Star light, star bright,

First star I see tonight;

I wish I may, I wish I might

Have the wish I wish tonight.

And then, spoken so silently I was practically mouthing it, I wished that I would grow up to marry Mark. But life has a funny way of unravelling your expectations and revealing what you wished to pretend wasn’t there.

For most of my life, I wished more than anything that I could just reciprocate the feelings the boy in my French class told me he had for me. I tried so hard for so long. I dated a boy in high school but the thought of physical intimacy made my stomach churn. I made excuses to leave early, bailed on plans, and told him I was on my period every other week so we wouldn’t have to have sex. I thought I was a little bit broken. While my friends were having their first kisses with their first boyfriends, I wondered when it would click for me. When would I start thinking boys were cute? When would I find a boy to fall in love with? When would the idea of sex not make me want to hurl? I had good grades, my parents loved me, and I loved the way I looked in dresses, so I couldn’t be gay. Right? 

Years later, I met her. She is the smartest person I’ve ever spoken to, the most beautiful woman I’ve ever seen, and everything about her gives me butterflies. She makes me happier than I’ve ever been and I desperately want to shout it from the rooftops and tell everyone I’ve ever crossed paths with. But that option was taken from me. I’m jealous, and admittedly a little resentful, of couples who can hold hands in public or steal kisses in the park without making the news because a bigot beat them up. 

For months, I worked in a restaurant where politically conservative coworkers constantly talked about the ebbs and flows of their love lives. But I knew if I talked about the woman I had been head-over-heels for for almost a year, I could lose my job. The queer experience can be lonely, and there are inevitably experiences  that non-queer people will never understand. Having to come out every time you meet someone new for the rest of your life, being seen as a lesser human being by a hateful demographic, a severely restricted dating pool, the inability to experience random meet-cutes at a grocery store, being rejected by a community you devoted so much of your life to, and hearing casual or unintentional homophobia from the mouths of those you love. 

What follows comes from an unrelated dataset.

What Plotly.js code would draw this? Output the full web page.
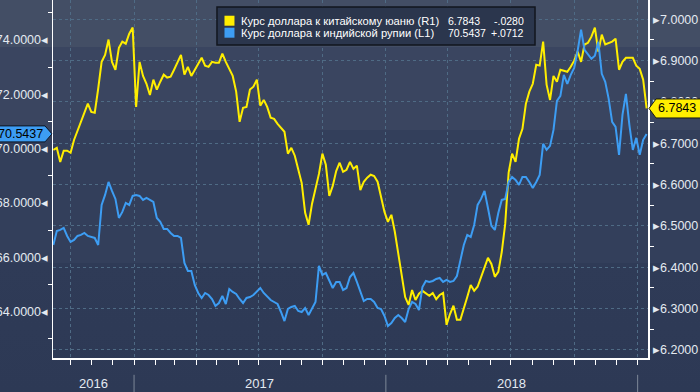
<!DOCTYPE html>
<html>
<head>
<meta charset="utf-8">
<script src="https://cdn.plot.ly/plotly-3.0.1.min.js"></script>
<style>
html,body{margin:0;padding:0;width:700px;height:392px;overflow:hidden;}
body{background:linear-gradient(to bottom,#434e65 0px,#434e65 47px,#3a4560 47px,#3a4560 130px,#333f5b 130px,#333f5b 263px,#2f3b57 263px,#2d3955 392px);}
#chart{width:700px;height:392px;}
</style>
</head>
<body>
<div id="chart"></div>
<script>
// ---- data ----
const seriesNames = ['Курс доллара к китайскому юаню (R1)', 'Курс доллара к индийской рупии (L1)'];
const seriesChanges = ['-.0280', '+.0712'];
const yearLabels = ['2016', '2017', '2018'];
const yearLabelDates = ['2016-11-03', '2017-07-02', '2018-07-02'];
const yearBreakDates = ['2017-01-01', '2018-01-01', '2019-01-01'];
const startDate = '2016-09-06';
const stepDays = 5;

// USD/CNY (right axis), one reading every 5 days
const cny = [
6.684,6.689,6.655,6.682,6.682,6.677,6.708,6.730,6.747,6.771,
6.796,6.776,6.774,6.832,6.897,6.914,6.951,6.897,6.878,6.931,
6.946,6.941,6.965,6.980,6.788,6.897,6.863,6.844,6.817,6.854,
6.830,6.849,6.866,6.859,6.861,6.878,6.897,6.914,6.866,6.885,
6.863,6.878,6.893,6.907,6.888,6.885,6.897,6.895,6.895,6.917,
6.897,6.878,6.863,6.825,6.752,6.786,6.788,6.830,6.837,6.854,
6.791,6.805,6.788,6.762,6.759,6.747,6.738,6.728,6.675,6.689,
6.670,6.636,6.604,6.532,6.503,6.554,6.587,6.626,6.675,6.648,
6.573,6.597,6.633,6.653,6.631,6.636,6.655,6.638,6.646,6.587,
6.607,6.617,6.624,6.621,6.607,6.568,6.534,6.510,6.527,6.486,
6.435,6.384,6.328,6.309,6.345,6.321,6.336,6.343,6.336,6.331,
6.338,6.323,6.333,6.338,6.261,6.287,6.307,6.273,6.273,6.299,
6.328,6.357,6.343,6.353,6.377,6.399,6.423,6.408,6.377,6.389,
6.437,6.505,6.629,6.675,6.655,6.711,6.735,6.796,6.825,6.844,
6.890,6.888,6.946,6.842,6.805,6.863,6.849,6.878,6.876,6.873,
6.885,6.900,6.922,6.897,6.939,6.943,6.958,6.980,6.922,6.963,
6.939,6.943,6.946,6.953,6.878,6.897,6.907,6.907,6.907,6.888,
6.880,6.854,6.7843
];

// USD/INR (left axis), same dates
const inr = [
66.457,66.972,67.009,67.083,66.788,66.567,66.641,66.788,66.825,66.899,
66.788,66.751,66.714,66.457,67.930,68.298,68.777,68.446,68.151,67.451,
67.672,68.004,67.930,68.261,68.298,68.261,68.114,68.188,68.114,68.040,
67.451,67.304,67.046,67.046,66.899,66.788,66.788,66.714,65.794,65.499,
65.499,64.983,64.689,64.505,64.689,64.615,64.468,64.210,64.320,64.578,
64.284,64.836,64.726,64.652,64.468,64.320,64.505,64.541,64.615,64.726,
64.873,64.689,64.541,64.431,64.357,64.284,63.989,63.657,64.099,64.173,
64.210,64.026,63.989,64.136,63.878,64.136,64.357,65.683,65.352,65.425,
65.131,64.873,65.094,65.094,64.799,64.873,65.278,65.425,65.094,64.762,
64.394,64.468,64.468,64.357,64.136,64.099,63.842,63.473,63.584,63.768,
63.878,63.768,63.621,64.099,64.357,64.284,64.063,64.910,65.131,65.094,
65.131,65.204,65.241,65.094,65.168,65.094,65.131,65.315,65.867,66.457,
66.825,66.751,67.193,67.930,68.151,68.446,67.819,67.157,67.009,67.635,
68.114,68.151,68.777,68.961,68.851,68.667,68.961,68.961,68.777,68.556,
68.777,69.035,70.177,69.956,70.103,70.692,71.761,71.945,72.718,72.387,
72.718,72.976,73.602,74.376,73.639,73.455,73.308,73.418,73.934,72.755,
72.460,71.834,70.987,70.803,69.772,71.245,72.018,70.877,69.956,70.398,
69.772,70.324,70.5437
];

// ---- build ----
const t0 = Date.parse(startDate + 'T00:00:00Z');
const dates = cny.map((_, i) => new Date(t0 + i * stepDays * 86400000).toISOString().slice(0, 10));
const cnyLast = cny[cny.length - 1];
const inrLast = inr[inr.length - 1];

const FONT = '"Liberation Sans", Arial, sans-serif';
const TXT = '#e4eaf1';
const GRID = '#4f6b85';
const YELLOW = '#ffee00';
const BLUE = '#3d9df3';

const traces = [
  {x: dates, y: cny, type: 'scatter', mode: 'lines', yaxis: 'y',
   line: {color: YELLOW, width: 2}, name: seriesNames[0], hoverinfo: 'skip'},
  {x: dates, y: inr, type: 'scatter', mode: 'lines', yaxis: 'y2',
   line: {color: BLUE, width: 2}, name: seriesNames[1], hoverinfo: 'skip'}
];

const shapes = [];
const annotations = [];

// legend box
shapes.push({type: 'rect', xref: 'paper', yref: 'paper', x0: 0.2756, x1: 0.8101, y0: 0.8743, y1: 0.9804,
  fillcolor: '#2b364d', line: {color: '#12161e', width: 1.5}, layer: 'above'});
// legend squares
shapes.push({type: 'rect', xref: 'paper', yref: 'paper', x0: 0.2882, x1: 0.3050, y0: 0.9282, y1: 0.9561,
  fillcolor: YELLOW, line: {width: 0}, layer: 'above'});
shapes.push({type: 'rect', xref: 'paper', yref: 'paper', x0: 0.2882, x1: 0.3050, y0: 0.8947, y1: 0.9226,
  fillcolor: BLUE, line: {width: 0}, layer: 'above'});
const rowY = [0.9427, 0.9078];
const lastVals = [cnyLast.toFixed(4), inrLast.toFixed(4)];
for (let i = 0; i < 2; i++) {
  annotations.push({xref: 'paper', yref: 'paper', x: 0.3131, y: rowY[i], xanchor: 'left', yanchor: 'middle',
    text: seriesNames[i], showarrow: false, font: {family: FONT, size: 11.2, color: '#ffffff'}});
  annotations.push({xref: 'paper', yref: 'paper', x: 0.6605, y: rowY[i], xanchor: 'left', yanchor: 'middle',
    text: lastVals[i], showarrow: false, font: {family: FONT, size: 10.5, color: '#ffffff'}});
  annotations.push({xref: 'paper', yref: 'paper', x: 0.7950, y: rowY[i], xanchor: 'right', yanchor: 'middle',
    text: seriesChanges[i], showarrow: false, font: {family: FONT, size: 10.5, color: '#ffffff'}});
}

// year separators & labels
yearBreakDates.forEach(d => shapes.push({type: 'line', xref: 'x', yref: 'paper', x0: d, x1: d, y0: -0.047, y1: -0.1,
  line: {color: '#7d8898', width: 1}}));
yearLabels.forEach((t, i) => annotations.push({xref: 'x', yref: 'paper', x: yearLabelDates[i], y: -0.0726,
  xanchor: 'center', yanchor: 'middle', text: t, showarrow: false, font: {family: FONT, size: 13, color: TXT}}));

// last-value tags
shapes.push({type: 'path', xref: 'paper', yref: 'y2', xsizemode: 'pixel', ysizemode: 'pixel', xanchor: 0, yanchor: inrLast,
  path: 'M -1 0 L -8 8 L -70 8 L -70 -8 L -8 -8 Z', fillcolor: BLUE, line: {color: '#0b1424', width: 1}, layer: 'above'});
annotations.push({xref: 'paper', yref: 'y2', x: 0, y: inrLast, xanchor: 'right', xshift: -8, yanchor: 'middle',
  text: inrLast.toFixed(4), showarrow: false, font: {family: FONT, size: 12.5, color: '#000000'}});
shapes.push({type: 'path', xref: 'paper', yref: 'y', xsizemode: 'pixel', ysizemode: 'pixel', xanchor: 1, yanchor: cnyLast,
  path: 'M 1 0 L 8 9.5 L 70 9.5 L 70 -9.5 L 8 -9.5 Z', fillcolor: YELLOW, line: {color: '#1a1a10', width: 1}, layer: 'above'});
annotations.push({xref: 'paper', yref: 'y', x: 1, y: cnyLast, xanchor: 'left', xshift: 8, yanchor: 'middle',
  text: cnyLast.toFixed(4), showarrow: false, font: {family: FONT, size: 12.5, color: '#000000'}});

const layout = {
  width: 700, height: 392,
  margin: {l: 53, r: 52, t: 0, b: 34, pad: 0},
  paper_bgcolor: 'rgba(0,0,0,0)', plot_bgcolor: 'rgba(0,0,0,0)',
  showlegend: false,
  font: {family: FONT, color: TXT, size: 12.5},
  xaxis: {
    type: 'date', range: ['2016-09-05 12:00', '2019-01-16'],
    showline: true, linecolor: '#ffffff', linewidth: 1.5,
    showgrid: true, gridcolor: GRID, gridwidth: 1, griddash: '3px,3px',
    dtick: 'M3', tick0: '2016-10-01',
    ticks: 'outside', ticklen: 5, tickcolor: '#ffffff', tickwidth: 1,
    showticklabels: false, zeroline: false, fixedrange: true,
    minor: {dtick: 'M1', tick0: '2016-10-01', ticks: 'outside', ticklen: 5, tickcolor: '#ffffff', tickwidth: 1, showgrid: false}
  },
  yaxis: {
    side: 'right', range: [6.1806, 7.0467],
    tick0: 6.2, dtick: 0.1, tickformat: '.4f', tickprefix: '\u25B8',
    ticks: 'outside', ticklen: 1, tickcolor: 'rgba(0,0,0,0)',
    tickfont: {family: FONT, size: 12.5, color: TXT},
    showline: true, linecolor: '#ffffff', linewidth: 1.5,
    showgrid: true, gridcolor: GRID, gridwidth: 1, griddash: '3px,3px',
    zeroline: false, fixedrange: true,
    minor: {tick0: 6.2, dtick: 0.05, ticks: 'outside', ticklen: 4, tickcolor: '#ffffff', tickwidth: 1, showgrid: false}
  },
  yaxis2: {
    overlaying: 'y', side: 'left', range: [62.296, 75.472],
    tick0: 64, dtick: 2, tickformat: '.4f', ticksuffix: '\u25C2',
    ticks: 'outside', ticklen: 1, tickcolor: 'rgba(0,0,0,0)',
    tickfont: {family: FONT, size: 12.5, color: TXT},
    showline: true, linecolor: '#ffffff', linewidth: 1.5,
    showgrid: false, zeroline: false, fixedrange: true,
    minor: {tick0: 64, dtick: 1, ticks: 'outside', ticklen: 4, tickcolor: '#ffffff', tickwidth: 1, showgrid: false}
  },
  shapes: shapes,
  annotations: annotations
};

Plotly.newPlot('chart', traces, layout, {staticPlot: true, displayModeBar: false});
</script>
</body>
</html>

Coming to terms with my own sexuality was hard for entirely unexpected reasons. While I worried what others might think, I also mourned the grand narrative of a conventional life: marriage, kids, and old age the way I imagined it to be from an incredibly young age. Knowing that a single round of in vitro fertilization might run me up to thirty thousand dollars is like a punch to the gut. 

It is so exhausting to navigate a world where my sex life is seen as a statement. I’m in love, please just leave me alone. Please understand that loving a woman is not my active choice or a personified middle finger to conservative ideals. Not for lack of pride for who I am, but because I never considered a central tenet of myself - something so personal - to incite debate, fury, violence, hatred, or fear. It is me. It is us. I don’t want to think of myself as brave for kissing another woman. I do it because I want to enjoy a moment of connection with another individual but am devastated to know that is not a luxury I’m afforded. I cross all of my fingers and all of my toes that one day, I won’t be seen as sick, deviant, or immoral because I’m in love. 

At the end of the day, I’m so glad the cosmos never granted my will to marry Mark. But that realization was not easy to come by.